Apollo 11 was an American Apollo Program spacecraft that was in service with NASA in the mid-20th century. This craft carried three astronauts to the moon. Apollo 11 was launched atop a Saturn V rocket from Cape Kennedy. The original launch time was set for 6 am Eastern Standard Time. (TOS: "Tomorrow is Yesterday")
The Apollo 11 lunar landing was shown on TV, a broadcast that the "whole world" had watched. Shannon O'Donnel was eleven years old at the time, and later recalled watching the landing on TV, and would also have dreams recalling Armstrong's famous words: "That's one small step for [a] man, one giant leap for mankind." In 2000, O'Donnell shared her moon landing experience with Jason Janeway, who himself had seen it once in science class. (VOY: "11:59")
When James T. Kirk argued in favor of having Sargon and his companions take over the bodies of the crew, in 2268, and emphasized the benefits that it might possibly have on mankind, he explained, "they used to say if man could fly, he'd have wings. But he did fly. He discovered he had to. Do you wish that the first Apollo mission hadn't reached the moon or that we hadn't gone on to Mars or the nearest star?" (TOS: "Return to Tomorrow")
A certificate was awarded to Cadet Harry Kim in 2369 while he was still at Starfleet Academy, related to the Apollo 11 quadricentennial. When temporarily given command of Medical Transport 136 (aka Nightingale) he felt this award was important enough to be one of the few things he brought along for his ready room, including his saxophone and his Academy diploma. (VOY: "Nightingale")

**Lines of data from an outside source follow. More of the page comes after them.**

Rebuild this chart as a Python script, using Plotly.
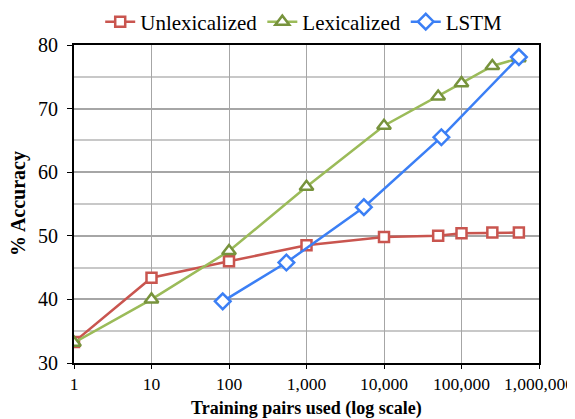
import plotly.graph_objects as go

x_unlex = [1, 10, 100, 1000, 10000, 50000, 100000, 250000, 550000]
y_unlex = [33.3, 43.4, 46.0, 48.5, 49.8, 50.0, 50.4, 50.5, 50.5]

x_lex = [1, 10, 100, 1000, 10000, 50000, 100000, 250000, 550000]
y_lex = [33.2, 40.0, 47.6, 57.7, 67.3, 71.9, 74.0, 76.7, 77.9]

x_lstm = [83, 550, 5500, 55000, 550000]
y_lstm = [39.7, 45.8, 54.5, 65.5, 78.1]

x_tickvals = [1, 10, 100, 1000, 10000, 100000, 1000000]
x_ticktext = ["1", "10", "100", "1,000", "10,000", "100,000", "1,000,000"]

FONT = "Liberation Serif"

# page body has an 8px margin; figure sized so it fills the 575x419 window
W, H = 567, 411
ML, MR, MT, MB = 66, 36, 37, 56
PW, PH = W - ML - MR, H - MT - MB

fig = go.Figure()
fig.add_trace(go.Scatter(
    x=x_unlex, y=y_unlex, name="Unlexicalized", mode="lines+markers",
    line=dict(color="#C9554F", width=2.5),
    marker=dict(symbol="square", size=10, color="white",
                line=dict(color="#C9554F", width=2.5)),
))
fig.add_trace(go.Scatter(
    x=x_lex, y=y_lex, name="Lexicalized", mode="lines+markers",
    line=dict(color="#9BBB59", width=2.5),
    marker=dict(symbol="triangle-up", size=12, color="white",
                line=dict(color="#77933C", width=2.5)),
))
fig.add_trace(go.Scatter(
    x=x_lstm, y=y_lstm, name="LSTM", mode="lines+markers",
    line=dict(color="#3B7FF5", width=2.5),
    marker=dict(symbol="diamond", size=12, color="white",
                line=dict(color="#3B7FF5", width=2.5)),
))

fig.update_layout(
    width=W, height=H,
    margin=dict(l=ML, r=MR, t=MT, b=MB, autoexpand=False),
    paper_bgcolor="white", plot_bgcolor="white",
    font=dict(family=FONT, size=19, color="black"),
    showlegend=True,
    legend=dict(orientation="h", x=0.494, xanchor="center", y=1 + 23 / PH, yanchor="middle",
                font=dict(family=FONT, size=21, color="black"),
                tracegroupgap=0, itemsizing="trace",
                bgcolor="rgba(0,0,0,0)"),
    annotations=[
        dict(text="<b>% Accuracy</b>", xref="paper", yref="paper",
             x=(10 - ML) / PW, y=0.5, xanchor="center", yanchor="middle",
             textangle=-90, showarrow=False, font=dict(family=FONT, size=20)),
        dict(text="<b>Training pairs used (log scale)</b>", xref="paper", yref="paper",
             x=0.5, y=-45 / PH, xanchor="center", yanchor="middle",
             showarrow=False, font=dict(family=FONT, size=18)),
    ],
)
fig.update_xaxes(
    type="log", range=[0, 6],
    tickvals=x_tickvals, ticktext=x_ticktext,
    showgrid=True, gridcolor="#A6A6A6", gridwidth=1,
    showline=True, linecolor="black", linewidth=2, mirror=True,
    ticks="outside", ticklen=4, tickcolor="black",
    tickfont=dict(family=FONT, size=17.5),
    ticklabeloverflow="allow",
    zeroline=False,
)
fig.update_yaxes(
    range=[30, 80], dtick=10, tick0=30,
    showgrid=True, gridcolor="#A6A6A6", gridwidth=1.5,
    minor=dict(dtick=5, showgrid=True, gridcolor="#C8C8C8", gridwidth=1.5, ticks=""),
    showline=True, linecolor="black", linewidth=2, mirror=True,
    ticks="outside", ticklen=5, tickcolor="black",
    tickfont=dict(family=FONT, size=20),
    ticklabelstandoff=5,
    zeroline=False,
)

fig.write_html("out.html")
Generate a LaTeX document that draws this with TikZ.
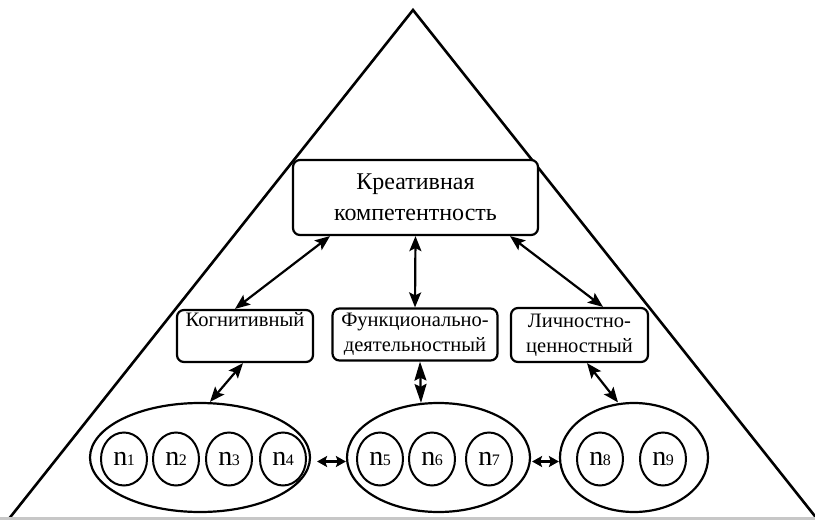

Background information Edit
The three launch components of this mission were the command/service module Columbia (NSSDC ID: 1969-059a), the third stage of the Saturn V rocket (NSSDC ID: 1969-059b), and the lunar module Eagle (NSSDC ID: 1969-059c). The command/service module's name Columbia was later reused for a space shuttle and several civilian and Starfleet starships in the Federation. These include the Columbia NX-02, SS Columbia, and the USS Columbia. Likewise, the Federation starship USS Eagle was named in honor of the lunar module Eagle.